(begin)
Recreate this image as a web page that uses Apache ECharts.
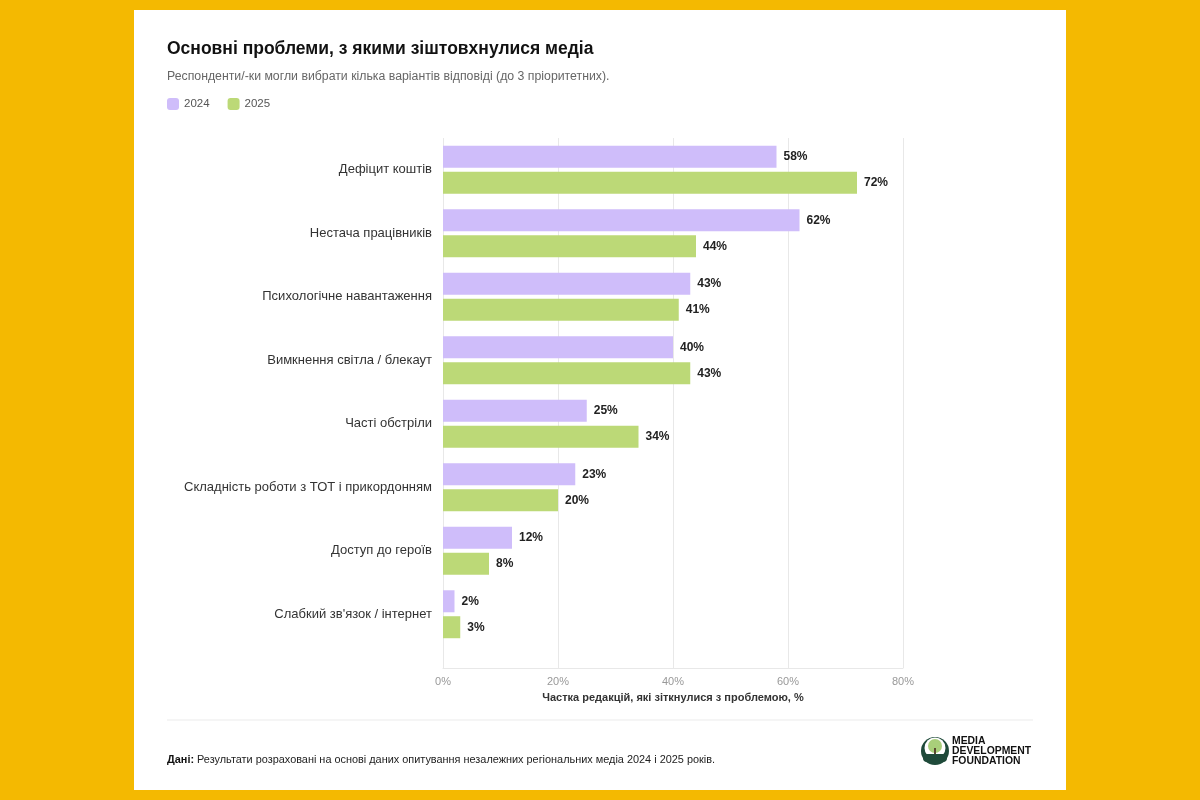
<!DOCTYPE html>
<html>
<head>
<meta charset="utf-8">
<title>Основні проблеми, з якими зіштовхнулися медіа</title>
<script src="https://cdn.jsdelivr.net/npm/echarts@6/dist/echarts.min.js"></script>
<style>
  html, body { margin: 0; padding: 0; background: #F4B901; }
  #chart { width: 1200px; height: 800px; }
</style>
</head>
<body>
<div id="chart"></div>
<script>
// дані
const categories = [
  'Дефіцит коштів',
  'Нестача працівників',
  'Психологічне навантаження',
  'Вимкнення світла / блекаут',
  'Часті обстріли',
  'Складність роботи з ТОТ і прикордонням',
  'Доступ до героїв',
  'Слабкий зв\'язок / інтернет'
];
const years = ['2024', '2025'];
const values2024 = [58, 62, 43, 40, 25, 23, 12, 2];
const values2025 = [72, 44, 41, 43, 34, 20, 8, 3];
const xTicks = [0, 20, 40, 60, 80];

const FONT = '"Liberation Sans", Arial, sans-serif';
const PURPLE = '#CFBDFA';
const GREEN = '#BCD977';

const chart = echarts.init(document.getElementById('chart'));

function barSeries(name, data, color) {
  return {
    name: name,
    type: 'bar',
    xAxisIndex: 0,
    yAxisIndex: 0,
    data: data,
    barWidth: 22,
    barGap: '18%',
    itemStyle: { color: color },
    label: {
      show: true,
      position: 'right',
      distance: 7,
      formatter: '{c}%',
      fontFamily: FONT,
      fontSize: 12,
      fontWeight: 'bold',
      color: '#222'
    },
    emphasis: { disabled: true }
  };
}

chart.setOption({
  backgroundColor: '#F4B901',
  animation: false,
  textStyle: { fontFamily: FONT },
  title: [
    {
      text: 'Основні проблеми, з якими зіштовхнулися медіа',
      left: 162, top: 35,
      textStyle: { fontSize: 17.5, fontWeight: 'bold', color: '#111', fontFamily: FONT }
    },
    {
      text: 'Респонденти/-ки могли вибрати кілька варіантів відповіді (до 3 пріоритетних).',
      left: 162, top: 66,
      textStyle: { fontSize: 12.3, fontWeight: 'normal', color: '#666', fontFamily: FONT }
    }
  ],
  legend: {
    data: years,
    left: 162, top: 93,
    icon: 'roundRect',
    itemWidth: 12, itemHeight: 12,
    itemGap: 18,
    selectedMode: false,
    textStyle: { fontSize: 11.5, color: '#555', fontFamily: FONT }
  },
  grid: [
    { left: 443, top: 138, width: 460, height: 508 },
    { left: 443, top: 646, width: 460, height: 22 }
  ],
  xAxis: [
    {
      gridIndex: 0, type: 'value', min: 0, max: 80, interval: 20,
      axisLabel: { show: false }, axisLine: { show: false }, axisTick: { show: false },
      splitLine: { lineStyle: { color: '#E8E8E8', width: 1 } }
    },
    {
      gridIndex: 1, type: 'value', min: 0, max: 80, interval: 20,
      axisLabel: {
        formatter: v => xTicks.includes(v) ? v + '%' : '',
        color: '#999', fontSize: 11, margin: 8, fontFamily: FONT
      },
      axisLine: { show: true, lineStyle: { color: '#E8E8E8' } },
      axisTick: { show: false },
      splitLine: { lineStyle: { color: '#E8E8E8', width: 1 } },
      name: 'Частка редакцій, які зіткнулися з проблемою, %',
      nameLocation: 'middle',
      nameGap: 24,
      nameTextStyle: { fontSize: 11, fontWeight: 'bold', color: '#333', fontFamily: FONT }
    }
  ],
  yAxis: [
    {
      gridIndex: 0, type: 'category', data: categories, inverse: true,
      axisLine: { show: false }, axisTick: { show: false },
      axisLabel: { color: '#333', fontSize: 13, margin: 11, fontFamily: FONT }
    },
    { gridIndex: 1, type: 'value', show: false }
  ],
  series: [
    barSeries(years[0], values2024, PURPLE),
    barSeries(years[1], values2025, GREEN)
  ],
  graphic: [
    { type: 'rect', z: -10, shape: { x: 134, y: 10, width: 932, height: 780 }, style: { fill: '#fff' } },
    { type: 'line', shape: { x1: 167, y1: 720, x2: 1033, y2: 720 }, style: { stroke: '#EBEBEB', lineWidth: 1 } },
    {
      type: 'text', left: 167, top: 754,
      style: {
        text: '{b|Дані:} Результати розраховані на основі даних опитування незалежних регіональних медіа 2024 і 2025 років.',
        font: '10.9px ' + FONT, fill: '#222',
        rich: { b: { fontWeight: 'bold', fontSize: 10.9, fontFamily: FONT, fill: '#111' } }
      }
    },
    // логотип
    { type: 'circle', shape: { cx: 935, cy: 751, r: 14 }, style: { fill: '#1F4A3A' } },
    { type: 'circle', shape: { cx: 935, cy: 748, r: 10.5 }, style: { fill: '#fff' } },
    { type: 'circle', shape: { cx: 935, cy: 746, r: 7 }, style: { fill: '#A9CF7A' } },
    { type: 'rect', shape: { x: 934, y: 748, width: 2, height: 8 }, style: { fill: '#5A4A30' } },
    { type: 'rect', shape: { x: 923, y: 754, width: 24, height: 8, r: 4 }, style: { fill: '#1F4A3A' } },
    {
      type: 'text', left: 952, top: 736,
      style: {
        text: 'MEDIA\nDEVELOPMENT\nFOUNDATION',
        font: 'bold 10.4px ' + FONT, fill: '#111', lineHeight: 10
      }
    }
  ]
});
</script>
</body>
</html>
(end)
Exercise →
Copy out the whole listing exactly, and don't carry over any pictures.

Exercise output →
Recreate this image as a web page that uses Apache ECharts.
<!DOCTYPE html>
<html>
<head>
<meta charset="utf-8">
<title>Основні проблеми, з якими зіштовхнулися медіа</title>
<script src="https://cdn.jsdelivr.net/npm/echarts@6/dist/echarts.min.js"></script>
<style>
  html, body { margin: 0; padding: 0; background: #F4B901; }
  #chart { width: 1200px; height: 800px; }
</style>
</head>
<body>
<div id="chart"></div>
<script>
// дані
const categories = [
  'Дефіцит коштів',
  'Нестача працівників',
  'Психологічне навантаження',
  'Вимкнення світла / блекаут',
  'Часті обстріли',
  'Складність роботи з ТОТ і прикордонням',
  'Доступ до героїв',
  'Слабкий зв\'язок / інтернет'
];
const years = ['2024', '2025'];
const values2024 = [58, 62, 43, 40, 25, 23, 12, 2];
const values2025 = [72, 44, 41, 43, 34, 20, 8, 3];
const xTicks = [0, 20, 40, 60, 80];

const FONT = '"Liberation Sans", Arial, sans-serif';
const PURPLE = '#CFBDFA';
const GREEN = '#BCD977';

const chart = echarts.init(document.getElementById('chart'));

function barSeries(name, data, color) {
  return {
    name: name,
    type: 'bar',
    xAxisIndex: 0,
    yAxisIndex: 0,
    data: data,
    barWidth: 22,
    barGap: '18%',
    itemStyle: { color: color },
    label: {
      show: true,
      position: 'right',
      distance: 7,
      formatter: '{c}%',
      fontFamily: FONT,
      fontSize: 12,
      fontWeight: 'bold',
      color: '#222'
    },
    emphasis: { disabled: true }
  };
}

chart.setOption({
  backgroundColor: '#F4B901',
  animation: false,
  textStyle: { fontFamily: FONT },
  title: [
    {
      text: 'Основні проблеми, з якими зіштовхнулися медіа',
      left: 162, top: 35,
      textStyle: { fontSize: 17.5, fontWeight: 'bold', color: '#111', fontFamily: FONT }
    },
    {
      text: 'Респонденти/-ки могли вибрати кілька варіантів відповіді (до 3 пріоритетних).',
      left: 162, top: 66,
      textStyle: { fontSize: 12.3, fontWeight: 'normal', color: '#666', fontFamily: FONT }
    }
  ],
  legend: {
    data: years,
    left: 162, top: 93,
    icon: 'roundRect',
    itemWidth: 12, itemHeight: 12,
    itemGap: 18,
    selectedMode: false,
    textStyle: { fontSize: 11.5, color: '#555', fontFamily: FONT }
  },
  grid: [
    { left: 443, top: 138, width: 460, height: 508 },
    { left: 443, top: 646, width: 460, height: 22 }
  ],
  xAxis: [
    {
      gridIndex: 0, type: 'value', min: 0, max: 80, interval: 20,
      axisLabel: { show: false }, axisLine: { show: false }, axisTick: { show: false },
      splitLine: { lineStyle: { color: '#E8E8E8', width: 1 } }
    },
    {
      gridIndex: 1, type: 'value', min: 0, max: 80, interval: 20,
      axisLabel: {
        formatter: v => xTicks.includes(v) ? v + '%' : '',
        color: '#999', fontSize: 11, margin: 8, fontFamily: FONT
      },
      axisLine: { show: true, lineStyle: { color: '#E8E8E8' } },
      axisTick: { show: false },
      splitLine: { lineStyle: { color: '#E8E8E8', width: 1 } },
      name: 'Частка редакцій, які зіткнулися з проблемою, %',
      nameLocation: 'middle',
      nameGap: 24,
      nameTextStyle: { fontSize: 11, fontWeight: 'bold', color: '#333', fontFamily: FONT }
    }
  ],
  yAxis: [
    {
      gridIndex: 0, type: 'category', data: categories, inverse: true,
      axisLine: { show: false }, axisTick: { show: false },
      axisLabel: { color: '#333', fontSize: 13, margin: 11, fontFamily: FONT }
    },
    { gridIndex: 1, type: 'value', show: false }
  ],
  series: [
    barSeries(years[0], values2024, PURPLE),
    barSeries(years[1], values2025, GREEN)
  ],
  graphic: [
    { type: 'rect', z: -10, shape: { x: 134, y: 10, width: 932, height: 780 }, style: { fill: '#fff' } },
    { type: 'line', shape: { x1: 167, y1: 720, x2: 1033, y2: 720 }, style: { stroke: '#EBEBEB', lineWidth: 1 } },
    {
      type: 'text', left: 167, top: 754,
      style: {
        text: '{b|Дані:} Результати розраховані на основі даних опитування незалежних регіональних медіа 2024 і 2025 років.',
        font: '10.9px ' + FONT, fill: '#222',
        rich: { b: { fontWeight: 'bold', fontSize: 10.9, fontFamily: FONT, fill: '#111' } }
      }
    },
    // логотип
    { type: 'circle', shape: { cx: 935, cy: 751, r: 14 }, style: { fill: '#1F4A3A' } },
    { type: 'circle', shape: { cx: 935, cy: 748, r: 10.5 }, style: { fill: '#fff' } },
    { type: 'circle', shape: { cx: 935, cy: 746, r: 7 }, style: { fill: '#A9CF7A' } },
    { type: 'rect', shape: { x: 934, y: 748, width: 2, height: 8 }, style: { fill: '#5A4A30' } },
    { type: 'rect', shape: { x: 923, y: 754, width: 24, height: 8, r: 4 }, style: { fill: '#1F4A3A' } },
    {
      type: 'text', left: 952, top: 736,
      style: {
        text: 'MEDIA\nDEVELOPMENT\nFOUNDATION',
        font: 'bold 10.4px ' + FONT, fill: '#111', lineHeight: 10
      }
    }
  ]
});
</script>
</body>
</html>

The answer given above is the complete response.